Wild is the first trainee in UW Medicine’s new rural surgery training program. This program — called the Billings-UW Rural Surgery Track — is a partnership with the Billings Clinic in Billings, Montana.

Hannah Wild portrait surrounded by trees

Hannah Wild

Through the program, which trains physicians and enhances the quality of care in underserved areas throughout the Washington, Wyoming, Alaska, Montana and Idaho (WWAMI) region, Wild and Billings Clinic faculty see patients at rural critical access hospitals throughout Montana and Wyoming.

Turning limited resources into an opportunity

Wild matched with UW Medicine’s General Surgery Residency program. At Harborview Medical Center, a Level I trauma center, she knew she would have the opportunity to work with underserved patients and gain many of the skills she was looking to build to one day work in war zones.

Although critical to her long-term goals, that experience wasn’t all Wild wanted or needed to prepare herself for a career in war surgery.

“Even in war zones, the most commonly performed operation is a Caesarean section,” Wild says. “Yet most general surgery residents graduate without having performed a single one.”

Recognizing this gap in her clinical training, Wild sought a solution that would equip her with the surgical skills needed for humanitarian and conflict settings. These skills include not only emergency obstetrics but also basic orthopedic and even emergency neurosurgical procedures.

Early in her residency, Wild shared her desires and career goals with the program directors. These discussions aligned with the goals they had for the Rural Surgery Track, which was in its exploration phase.
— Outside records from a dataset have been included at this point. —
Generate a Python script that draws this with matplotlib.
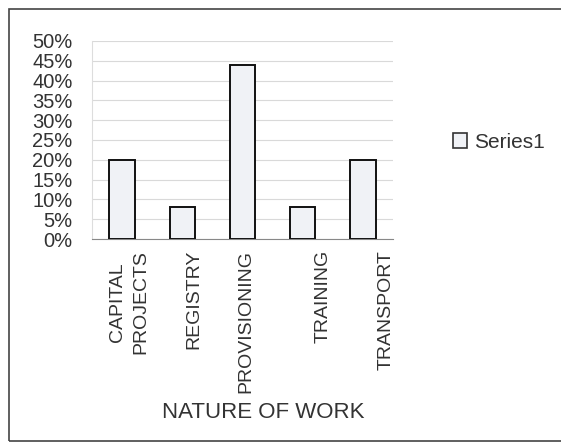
import matplotlib
matplotlib.use('Agg')
import matplotlib.pyplot as plt
import matplotlib.transforms as mtransforms
from matplotlib.patches import Rectangle, Patch
from matplotlib.ticker import PercentFormatter

plt.rcParams['font.family'] = ['Liberation Sans', 'DejaVu Sans']

categories = ['CAPITAL\nPROJECTS', 'REGISTRY', 'PROVISIONING', 'TRAINING', 'TRANSPORT']
shares = [20, 8, 44, 8, 20]
series_name = 'Series1'
y_ticks = [0, 5, 10, 15, 20, 25, 30, 35, 40, 45, 50]

fig = plt.figure(figsize=(5.61, 4.44), dpi=100)
ax = fig.add_axes([0.164, 0.4617, 0.5365, 0.446])

x = range(len(categories))
ax.bar(x, shares, width=0.42, color='#f0f2f6', edgecolor='#111111', linewidth=1.4, zorder=3)

ax.set_xlim(-0.5, len(categories) - 0.5)
ax.set_ylim(0, 50)
ax.set_yticks(y_ticks)
ax.yaxis.set_major_formatter(PercentFormatter(decimals=0))
ax.grid(axis='y', color='#d9d9d9', linewidth=0.8, zorder=0)

for side in ['top', 'right']:
    ax.spines[side].set_visible(False)
ax.spines['left'].set_color('#dddddd')
ax.spines['bottom'].set_color('#888888')

ax.tick_params(axis='y', length=0, pad=14, labelsize=14.5, labelcolor='#333333')
ax.tick_params(axis='x', length=0, pad=8, labelsize=14, labelcolor='#333333')
ax.set_xticks(list(x))
ax.set_xticklabels(categories, rotation=90, va='top', ha='center', multialignment='center',
                   linespacing=1.45)

# small sideways shifts of the category labels (pixels), as in the original
label_shift = [7, 12, 3, 20, 23]
for lab, dx in zip(ax.get_xticklabels(), label_shift):
    lab.set_transform(lab.get_transform() + mtransforms.ScaledTranslation(dx / 100, 0, fig.dpi_scale_trans))

ax.set_xlabel('NATURE OF WORK', fontsize=16, color='#333333', va='center')
ax.xaxis.set_label_coords(0.568, -0.874)

handle = Patch(facecolor='#f0f2f6', edgecolor='#333333', linewidth=1.2)
fig.legend([handle], [series_name], loc='center left', bbox_to_anchor=(434 / 561, 1 - 142 / 444),
           frameon=False, fontsize=15, handlelength=0.7, handleheight=0.7, handletextpad=0.3,
           labelcolor='#333333')

fig.patches.append(Rectangle((9 / 561, 3 / 444), 1.01 - 9 / 561, 1 - 9 / 444 - 3 / 444,
                             transform=fig.transFigure, fill=False, edgecolor='#444444', linewidth=1.2))

fig.savefig('out.png', dpi=100)
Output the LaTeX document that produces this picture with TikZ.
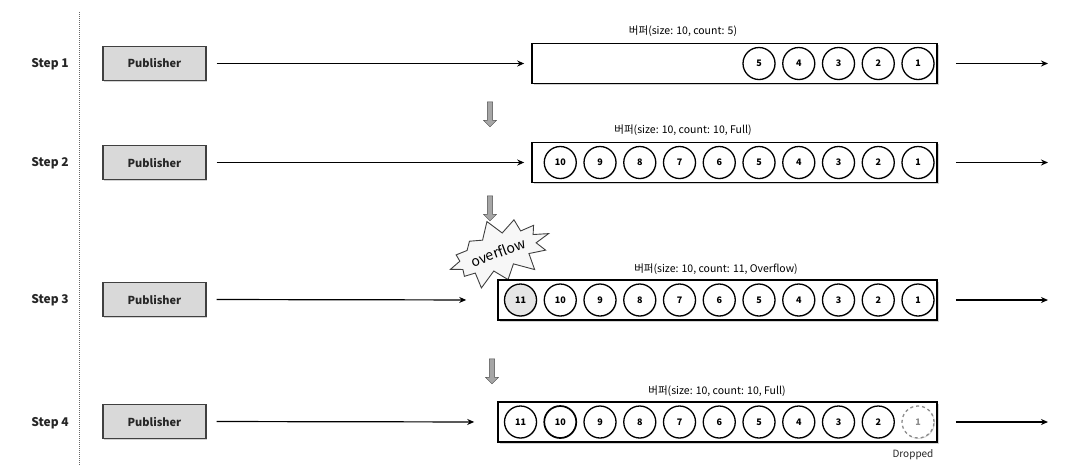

The program launched in 2023 with Wild as the first trainee.

Through her experience thus far, Wild has witnessed firsthand the challenges rural communities face with limited resources.

“The difference between rural and urban surgical practice is striking,” Wild says.

Working at rural critical access hospitals has helped her gain a deeper understanding of the resourcefulness required to sustain patient care in such settings.

“It’s pretty difficult to understand the resource constraints until you’ve worked there. A serious trauma, for example, can easily exhaust a rural blood bank. And even weather can put you in a situation where you need to keep a patient alive overnight with limited staff due to an inability to transfer to a higher level of care,” Wild says.

It’s all good preparation for what’s ahead, she adds.

“Through this program, I’m able to immerse myself in a much broader range of surgical procedures than standard general surgery residency offers, gaining experience and replicating scenarios I might find in resource-constrained conflict settings,” she says.

A pioneering program with great potential

The Rural Surgery Residency Track holds immense potential to enhance care quality in underserved areas.

“General surgeons are, after family practice physicians, the second most common medical practitioners in rural areas,” says Dana Lynge, MD, associate professor of Surgery and co-director of the Rural Surgery Track. “They provide critical surgical backup to family practitioners. They are crucial to the fiscal viability of small rural hospitals and to providing timely surgical care, especially trauma, to the rural populace.”

Lynge says the year at the Billings Clinic provides a fantastic learning opportunity for UW general surgery residents who are interested in rural or global surgery.

“They gain experience in the areas of subspecialty surgery they may need and also get to work in critical access hospitals in more remote areas of eastern Montana and Wyoming,” Lynge says.

Wild emphasizes that training like this, tailored to rural and global surgery needs, could and should be integrated into more residency programs. This training could prepare all future general surgeons more effectively — not just those with aspirations similar to hers.

“It’s a great opportunity for general surgeons to prepare for situations they may not face on a regular basis,” Wild says. “For me this training is helping to build the skills I need to be a surgeon in low-resource settings, and I’m honored to be the inaugural trainee in this program.”